# howto optimize gentoo for old slow laptop?

## warthog

I've got an old IBM thinkpad brick w/a celery 266mhz cpu and upgraded to 256 MB ram.  It's SLOW!  I wiped off Win98 and installed gentoo from stage 3 (using gentoo-sources 2.4.22-rX).  Then I installed XFCE4, mozilla/firefox, and xsane.  It took a long time to compile everything, but I just let it go for a couple of days, and everything installed smoothly gentoo-style.

I primarliy use this brick for is surfing the web, for web-based e-mail, and for some occasional flat-bed scanning.  The main problem is that it takes forever  :Shocked:   for mozilla to process web pages, and generally takes forever + 1 day to launch apps (like XFCE's file-manager-thingy).  I keep an eye on memory and it's doing a great job of keeping out of swap, but after a few days of up-time it begins to dip into swap, which tells me there might be some code leakage somewhere maybe?

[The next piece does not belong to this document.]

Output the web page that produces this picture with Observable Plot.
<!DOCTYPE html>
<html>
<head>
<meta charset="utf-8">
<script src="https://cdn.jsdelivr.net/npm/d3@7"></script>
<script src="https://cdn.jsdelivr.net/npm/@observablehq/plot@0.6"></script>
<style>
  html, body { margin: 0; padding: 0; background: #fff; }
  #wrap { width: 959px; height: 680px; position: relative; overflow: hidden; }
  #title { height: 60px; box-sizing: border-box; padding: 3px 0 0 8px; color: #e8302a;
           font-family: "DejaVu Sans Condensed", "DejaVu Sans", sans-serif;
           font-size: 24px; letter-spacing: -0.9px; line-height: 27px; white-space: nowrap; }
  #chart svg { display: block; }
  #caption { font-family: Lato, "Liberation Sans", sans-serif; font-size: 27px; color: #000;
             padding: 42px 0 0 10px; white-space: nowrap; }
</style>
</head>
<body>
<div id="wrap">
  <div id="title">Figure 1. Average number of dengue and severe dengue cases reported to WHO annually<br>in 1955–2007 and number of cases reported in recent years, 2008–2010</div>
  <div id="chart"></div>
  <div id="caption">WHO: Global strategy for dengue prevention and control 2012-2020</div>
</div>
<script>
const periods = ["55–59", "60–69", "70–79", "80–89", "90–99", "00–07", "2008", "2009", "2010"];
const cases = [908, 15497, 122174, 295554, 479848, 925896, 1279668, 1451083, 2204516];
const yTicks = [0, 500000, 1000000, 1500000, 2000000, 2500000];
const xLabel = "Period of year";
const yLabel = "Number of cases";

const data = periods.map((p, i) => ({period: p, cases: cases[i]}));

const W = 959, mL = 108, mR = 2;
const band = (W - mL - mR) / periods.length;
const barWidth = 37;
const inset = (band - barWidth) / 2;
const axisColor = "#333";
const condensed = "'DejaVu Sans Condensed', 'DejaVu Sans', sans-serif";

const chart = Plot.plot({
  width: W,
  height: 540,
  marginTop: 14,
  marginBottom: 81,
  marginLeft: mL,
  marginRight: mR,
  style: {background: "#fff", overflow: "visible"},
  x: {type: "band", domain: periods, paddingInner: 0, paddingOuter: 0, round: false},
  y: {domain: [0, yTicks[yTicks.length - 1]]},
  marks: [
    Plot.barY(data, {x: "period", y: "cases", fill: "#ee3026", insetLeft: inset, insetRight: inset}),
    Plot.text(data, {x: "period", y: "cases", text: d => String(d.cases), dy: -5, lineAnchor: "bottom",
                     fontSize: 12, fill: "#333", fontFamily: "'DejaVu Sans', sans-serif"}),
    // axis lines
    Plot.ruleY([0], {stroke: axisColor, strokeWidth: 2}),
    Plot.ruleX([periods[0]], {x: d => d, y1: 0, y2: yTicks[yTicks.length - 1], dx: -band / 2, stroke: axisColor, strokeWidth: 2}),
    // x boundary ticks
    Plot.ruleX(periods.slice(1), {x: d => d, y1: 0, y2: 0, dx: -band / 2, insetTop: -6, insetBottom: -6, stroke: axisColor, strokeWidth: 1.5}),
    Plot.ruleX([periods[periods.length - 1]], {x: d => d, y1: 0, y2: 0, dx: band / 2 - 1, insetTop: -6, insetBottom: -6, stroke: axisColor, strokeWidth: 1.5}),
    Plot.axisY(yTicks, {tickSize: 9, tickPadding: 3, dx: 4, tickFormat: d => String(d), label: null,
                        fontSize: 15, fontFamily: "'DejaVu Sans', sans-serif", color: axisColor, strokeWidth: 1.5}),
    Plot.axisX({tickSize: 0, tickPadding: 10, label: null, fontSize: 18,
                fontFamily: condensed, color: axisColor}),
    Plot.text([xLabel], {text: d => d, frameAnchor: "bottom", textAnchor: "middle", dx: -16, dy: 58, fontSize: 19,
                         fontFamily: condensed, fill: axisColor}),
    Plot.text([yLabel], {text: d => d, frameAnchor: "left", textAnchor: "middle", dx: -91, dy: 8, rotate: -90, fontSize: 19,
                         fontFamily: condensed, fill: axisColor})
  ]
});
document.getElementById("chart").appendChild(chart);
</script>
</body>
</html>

In any case, does anyone have any suggestions about what I can do to speed this thing up a little?  I've done some poking around the forums, which is where I got the idea to use Gentoo & XFCE in the first place, but I seem to have hit a brick wall -- so to speak.  I've done my best to keep this brick as stripped-down as possible as far as apps and running processes go.  Would it be worth moving to the gentoo-dev-sources (2.6.3-rX)?  I've read conflicting reports that the 2.6 series is faster. Any other suggestions are also welcome, like is there a slim version of mozilla around?  (and no, text-based browsers like links or lynks are not what I'm talking about) Or maybe I should use it as a door stop or an anchor for a large ship?

Thanks for your help!

----------

## juliancoccia

Maybe you are just asking too much... Dunno, I have a 550Mhz Thinkpad 128Mb with XCFE 4. Mozilla runs ok, buk it takes time to load up. When I open a new webpage I can notice a bit of a CPU delay while it renders the webpage but I do not care as I know the processor and video limitations.

I did take some extra time to find the best recommended CFLAGS for this Celeron Mendocino processor and the machine does perform I would say a 20% faster than the stripped down Debian I used previously.

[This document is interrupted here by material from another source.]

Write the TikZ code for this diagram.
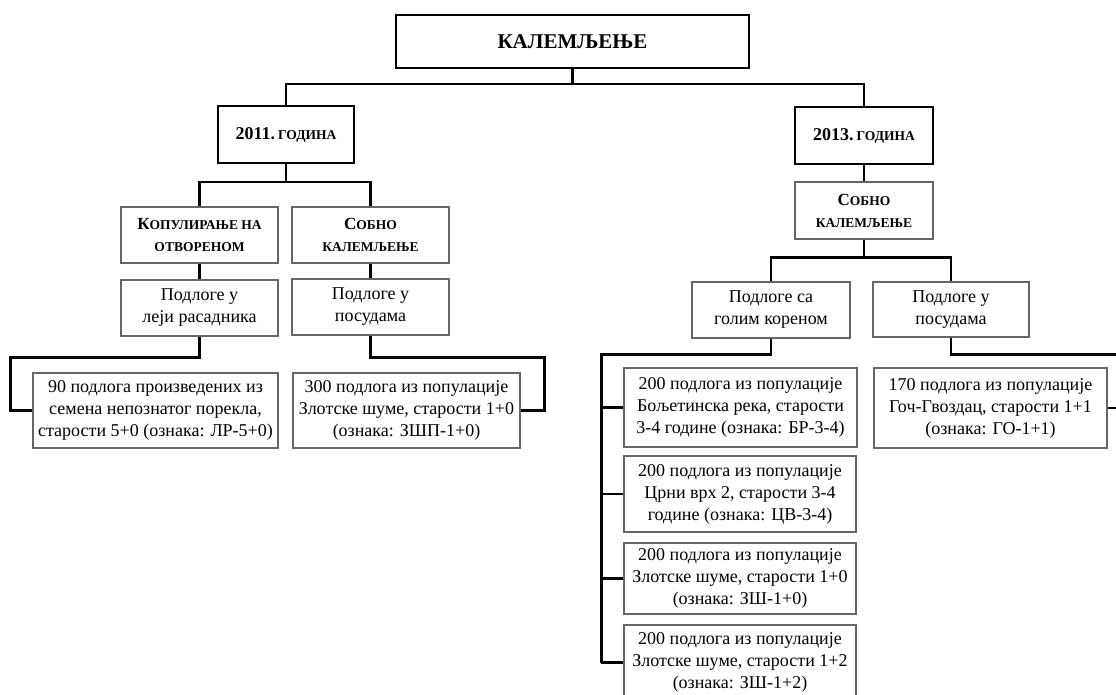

Maybe it is just time for a hardware upgrade   :Wink: 

----------

## Doomwookie

I use fluxbox/KDE with Opera on my Toshiba Tecra 750DVD 233MHz Pentium MMX laptop with 128MHz of RAM and no DMA.  (Upgraded the origional 5GB drive to 30GB.  DMA can't be enabled due to a bug in the bios relating to large hard drives.)  Opera is a lot more responsive/faster loading than mozilla/firefox on slower systems.  Using a lighter WM like fluxbox or enlightenment really helps increase responsiveness.  You can also try compiling with the "-Os" CFLAG to optimize for size, which can help loading times. 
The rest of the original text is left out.